> [EXERCISE AIM] Copy every line that holds "script".

> [RECORDS PROVIDED]
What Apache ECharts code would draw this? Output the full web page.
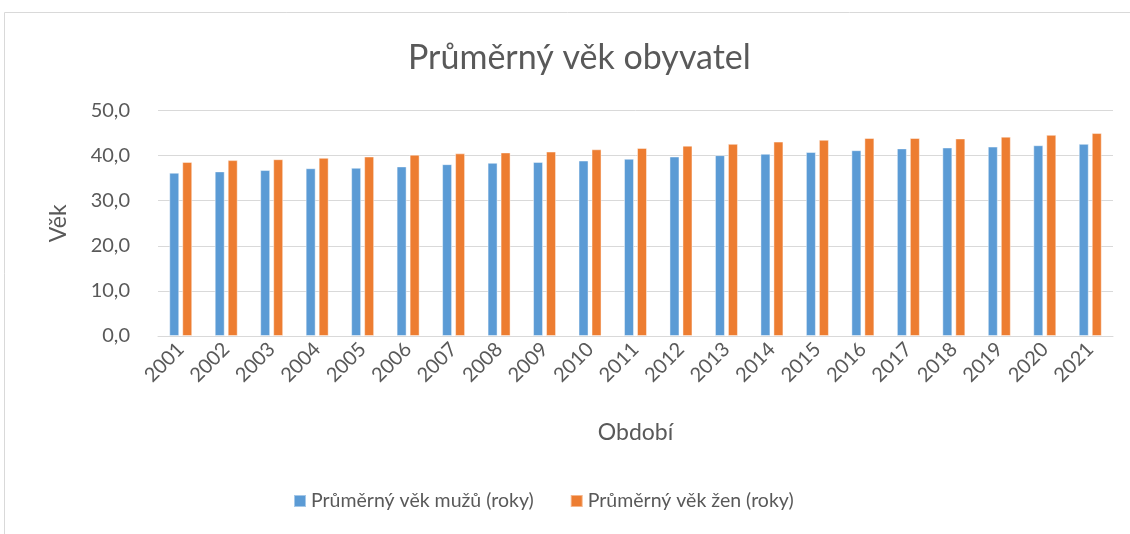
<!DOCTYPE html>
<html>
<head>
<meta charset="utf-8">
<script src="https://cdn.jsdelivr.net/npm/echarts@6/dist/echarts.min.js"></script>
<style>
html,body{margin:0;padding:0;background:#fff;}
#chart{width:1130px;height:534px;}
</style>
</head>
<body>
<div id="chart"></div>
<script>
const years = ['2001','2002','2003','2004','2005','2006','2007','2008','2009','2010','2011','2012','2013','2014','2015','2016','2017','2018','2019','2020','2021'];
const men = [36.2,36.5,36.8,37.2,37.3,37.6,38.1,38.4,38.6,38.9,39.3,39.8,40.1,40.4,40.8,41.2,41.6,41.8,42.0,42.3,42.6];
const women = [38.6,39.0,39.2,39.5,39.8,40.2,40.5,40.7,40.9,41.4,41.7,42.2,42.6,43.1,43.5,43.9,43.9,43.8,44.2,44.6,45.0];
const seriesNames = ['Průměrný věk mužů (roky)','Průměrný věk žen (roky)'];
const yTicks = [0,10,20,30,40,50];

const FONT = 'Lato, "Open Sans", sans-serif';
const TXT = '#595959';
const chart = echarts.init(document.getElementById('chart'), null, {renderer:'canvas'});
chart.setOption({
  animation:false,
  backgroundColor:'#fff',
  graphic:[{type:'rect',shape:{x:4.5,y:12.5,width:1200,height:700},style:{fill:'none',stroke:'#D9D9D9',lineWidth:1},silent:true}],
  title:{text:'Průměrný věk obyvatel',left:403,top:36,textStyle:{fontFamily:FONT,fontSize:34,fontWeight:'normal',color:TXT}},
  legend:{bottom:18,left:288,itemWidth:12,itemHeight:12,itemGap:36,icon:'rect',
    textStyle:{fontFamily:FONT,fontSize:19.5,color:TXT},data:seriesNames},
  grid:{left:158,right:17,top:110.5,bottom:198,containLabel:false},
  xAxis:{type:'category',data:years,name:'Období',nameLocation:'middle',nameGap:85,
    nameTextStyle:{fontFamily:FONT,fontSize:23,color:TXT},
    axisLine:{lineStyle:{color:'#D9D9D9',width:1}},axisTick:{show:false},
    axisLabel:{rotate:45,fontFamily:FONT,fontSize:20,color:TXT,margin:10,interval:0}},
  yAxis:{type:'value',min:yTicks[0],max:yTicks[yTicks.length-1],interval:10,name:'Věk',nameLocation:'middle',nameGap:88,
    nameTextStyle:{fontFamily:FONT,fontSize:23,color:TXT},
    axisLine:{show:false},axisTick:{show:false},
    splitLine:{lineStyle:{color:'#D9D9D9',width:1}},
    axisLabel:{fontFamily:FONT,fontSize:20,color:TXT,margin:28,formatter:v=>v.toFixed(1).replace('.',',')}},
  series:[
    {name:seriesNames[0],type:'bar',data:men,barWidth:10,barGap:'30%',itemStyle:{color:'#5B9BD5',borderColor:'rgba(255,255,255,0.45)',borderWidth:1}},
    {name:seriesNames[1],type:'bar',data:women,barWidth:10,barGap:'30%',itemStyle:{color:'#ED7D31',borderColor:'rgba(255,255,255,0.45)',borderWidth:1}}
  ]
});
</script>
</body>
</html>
---
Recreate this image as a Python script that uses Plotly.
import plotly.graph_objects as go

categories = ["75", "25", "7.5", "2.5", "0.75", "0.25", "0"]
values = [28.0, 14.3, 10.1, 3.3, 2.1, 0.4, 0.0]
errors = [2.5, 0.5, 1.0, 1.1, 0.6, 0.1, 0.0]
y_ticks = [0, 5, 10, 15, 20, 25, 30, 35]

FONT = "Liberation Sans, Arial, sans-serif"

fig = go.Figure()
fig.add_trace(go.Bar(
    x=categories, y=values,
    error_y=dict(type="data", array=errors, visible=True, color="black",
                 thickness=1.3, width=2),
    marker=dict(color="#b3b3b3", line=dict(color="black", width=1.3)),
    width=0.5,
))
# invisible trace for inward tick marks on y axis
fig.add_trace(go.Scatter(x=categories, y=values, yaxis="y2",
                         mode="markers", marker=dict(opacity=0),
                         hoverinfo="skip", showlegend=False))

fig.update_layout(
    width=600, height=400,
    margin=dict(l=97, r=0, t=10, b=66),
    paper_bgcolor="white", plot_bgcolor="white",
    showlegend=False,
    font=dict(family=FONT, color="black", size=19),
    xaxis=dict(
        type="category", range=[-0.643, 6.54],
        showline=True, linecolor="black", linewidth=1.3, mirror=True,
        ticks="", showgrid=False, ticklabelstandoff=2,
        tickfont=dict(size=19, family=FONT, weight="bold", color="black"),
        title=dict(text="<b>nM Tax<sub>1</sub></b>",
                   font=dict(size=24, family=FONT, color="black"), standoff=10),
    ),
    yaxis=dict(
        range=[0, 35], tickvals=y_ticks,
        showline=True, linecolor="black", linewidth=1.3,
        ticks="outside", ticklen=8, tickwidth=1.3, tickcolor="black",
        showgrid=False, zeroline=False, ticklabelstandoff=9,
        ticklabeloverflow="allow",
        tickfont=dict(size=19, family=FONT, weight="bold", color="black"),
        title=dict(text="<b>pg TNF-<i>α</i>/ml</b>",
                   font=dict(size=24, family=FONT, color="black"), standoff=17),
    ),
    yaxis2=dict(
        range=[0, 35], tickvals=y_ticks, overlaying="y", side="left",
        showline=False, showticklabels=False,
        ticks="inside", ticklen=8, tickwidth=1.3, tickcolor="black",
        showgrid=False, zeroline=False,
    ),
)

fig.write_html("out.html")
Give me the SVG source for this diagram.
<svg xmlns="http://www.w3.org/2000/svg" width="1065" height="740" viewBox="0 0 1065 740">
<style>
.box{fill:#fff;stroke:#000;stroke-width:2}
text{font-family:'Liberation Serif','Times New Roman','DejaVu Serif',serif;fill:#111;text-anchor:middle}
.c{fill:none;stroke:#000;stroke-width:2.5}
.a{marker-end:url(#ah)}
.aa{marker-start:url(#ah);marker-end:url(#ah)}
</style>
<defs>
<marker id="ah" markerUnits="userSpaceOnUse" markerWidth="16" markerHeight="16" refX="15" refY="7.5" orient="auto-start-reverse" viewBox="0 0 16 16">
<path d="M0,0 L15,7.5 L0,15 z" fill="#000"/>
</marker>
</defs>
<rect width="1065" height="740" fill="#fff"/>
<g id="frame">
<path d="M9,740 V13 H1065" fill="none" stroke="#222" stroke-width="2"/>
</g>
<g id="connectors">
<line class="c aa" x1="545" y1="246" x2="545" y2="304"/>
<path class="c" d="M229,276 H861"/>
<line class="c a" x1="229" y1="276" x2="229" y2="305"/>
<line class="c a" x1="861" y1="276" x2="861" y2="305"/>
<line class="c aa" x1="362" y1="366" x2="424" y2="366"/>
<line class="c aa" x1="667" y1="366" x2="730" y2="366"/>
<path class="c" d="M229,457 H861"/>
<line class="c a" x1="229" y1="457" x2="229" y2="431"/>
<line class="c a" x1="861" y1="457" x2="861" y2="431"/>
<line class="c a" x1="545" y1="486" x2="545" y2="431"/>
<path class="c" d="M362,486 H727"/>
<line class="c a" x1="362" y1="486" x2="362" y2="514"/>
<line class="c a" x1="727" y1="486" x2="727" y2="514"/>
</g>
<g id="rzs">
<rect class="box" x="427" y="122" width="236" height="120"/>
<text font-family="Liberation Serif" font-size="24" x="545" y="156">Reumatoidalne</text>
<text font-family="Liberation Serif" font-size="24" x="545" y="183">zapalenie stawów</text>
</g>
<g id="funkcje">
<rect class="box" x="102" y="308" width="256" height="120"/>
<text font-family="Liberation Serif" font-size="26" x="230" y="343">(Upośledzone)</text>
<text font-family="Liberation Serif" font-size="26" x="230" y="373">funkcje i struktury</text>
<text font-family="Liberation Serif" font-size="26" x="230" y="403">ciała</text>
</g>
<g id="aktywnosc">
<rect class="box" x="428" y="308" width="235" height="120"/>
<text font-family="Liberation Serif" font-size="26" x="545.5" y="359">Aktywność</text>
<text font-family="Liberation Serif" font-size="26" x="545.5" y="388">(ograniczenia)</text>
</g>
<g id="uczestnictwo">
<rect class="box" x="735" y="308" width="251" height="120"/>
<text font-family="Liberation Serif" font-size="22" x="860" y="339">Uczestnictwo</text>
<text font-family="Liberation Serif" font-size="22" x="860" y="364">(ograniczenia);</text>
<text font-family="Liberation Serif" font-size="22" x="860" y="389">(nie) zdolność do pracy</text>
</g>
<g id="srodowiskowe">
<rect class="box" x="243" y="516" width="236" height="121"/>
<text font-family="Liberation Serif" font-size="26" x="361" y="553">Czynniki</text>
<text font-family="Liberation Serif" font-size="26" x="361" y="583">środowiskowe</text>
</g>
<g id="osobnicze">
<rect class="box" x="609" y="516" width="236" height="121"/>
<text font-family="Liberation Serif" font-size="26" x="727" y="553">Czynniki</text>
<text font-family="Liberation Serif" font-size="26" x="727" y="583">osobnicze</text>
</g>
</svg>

> [TASK SOLUTION]
<script src="https://cdn.jsdelivr.net/npm/echarts@6/dist/echarts.min.js"></script>
<script>
</script>
Recreate this image as a Python script that uses Plotly.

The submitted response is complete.